The Apprentice started in the US, where successful candidates got a job working for one of Donald Trump’s companies and a $250,000 salary. The last winner of the UK version was rewarded with a £100,000+ salary, but they also had to go and work at Amstrad. Is it worth it?

I wonder why anyone in their right mind would want to work there. But then having watched a few episodes – which I do not deny are entertaining – I came to understand that few of the candidates are in their right mind anyway. Someone needs to tell them they are competing to work at a company practically in a death spiral.

In the technology sector, Amstrad is not considered much of a threat to anyone these days. While it may boast revenue for the six months ended December 31 of £40.6m, it’s not looking too healthy. Sales were down 18% year on year. Profit was down from £8.7m to £7.5m.

In that period it generated £4.3m cash from operations, down from £15.7m in the year-ago quarter. At latest count it had £28.3m in the bank. A year ago it had £49m in the bank. Do the maths, it’s not pretty.

Then there is its “technology”. Aside from set-top box and audio product segments which are competing in a largely commoditised area and by its own admission facing “downward pressure on prices”, the only innovation Amstrad has given us since its games consoles of the 80s is its e-m@ailer phone, which Sir Alan hoped would bring email, Web access and SMS to “the masses”.

The e-m@ailer was so successful that Amstrad has now dumped it. Which is what anyone who still has one on their hall table should do with theirs, too. Not everyone has, seemingly: in its latest figures the firm said it would make around £6.4m annualised revenue from ongoing e-m@ailer charges.

The e-m@iler will not be sorely missed. While the up-front purchase price may have been only £100 for even the top model, the devil was in the details. Sending or collecting even a single email cost 20 pence. The machine checked your email every day, for 20 pence a time, whether you wanted it to or not.

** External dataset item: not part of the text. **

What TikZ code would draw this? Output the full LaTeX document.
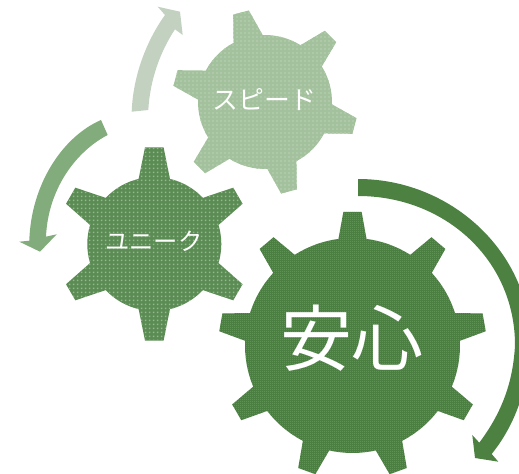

Quarterly, you had a minimum of 90 separate 20p bills. More if you wanted to check email more than once a day. To add insult to injury, you were sent adverts that appeared on the phone’s screen, that you had to delete manually. Want to surf the Internet? You can only see low graphic content sites, and even for those you had to pay 5p per minute. Want to send an email with a photo attached? That’ll set you back 25 pence. SMS? 50 pence. To send a fax? £1.

It’s incredible the firm managed to sell even the 507,000 units that it did. Be seduced by a low up-front cost and then pay over the odds to send an email or a fax: they should have called it the blackm@iler.

I cannot deny that Sir Alan Sugar has shown considerable flair for business over the years. He ranked 71st on The Sunday Times Rich List 2006 in Great Britain, with an estimated worth of around £800m. But he’s taken his eye off the ball somewhere along the line. Maybe he’s spending too much time in front of TV cameras.

The company’s spectacular lack of meaningful innovation to show for the £1.2m it spent on product development in its latest six month period, and the cynical nature of its e-m@iler pricing, makes Amstrad the last place on earth I would want to work. Which is just as well, because I am sure that I am not the sort of person Sir Alan would want to hire.

In its financial results Sir Alan talked about “driving down the overall cost of manufacturing”, maintaining margins, and “research[ing] the smartphone market”. But looking at Amstrad’s latest performance, there is only one thing Sir Alan should be putting in his chairman’s statement: “I’m fired!”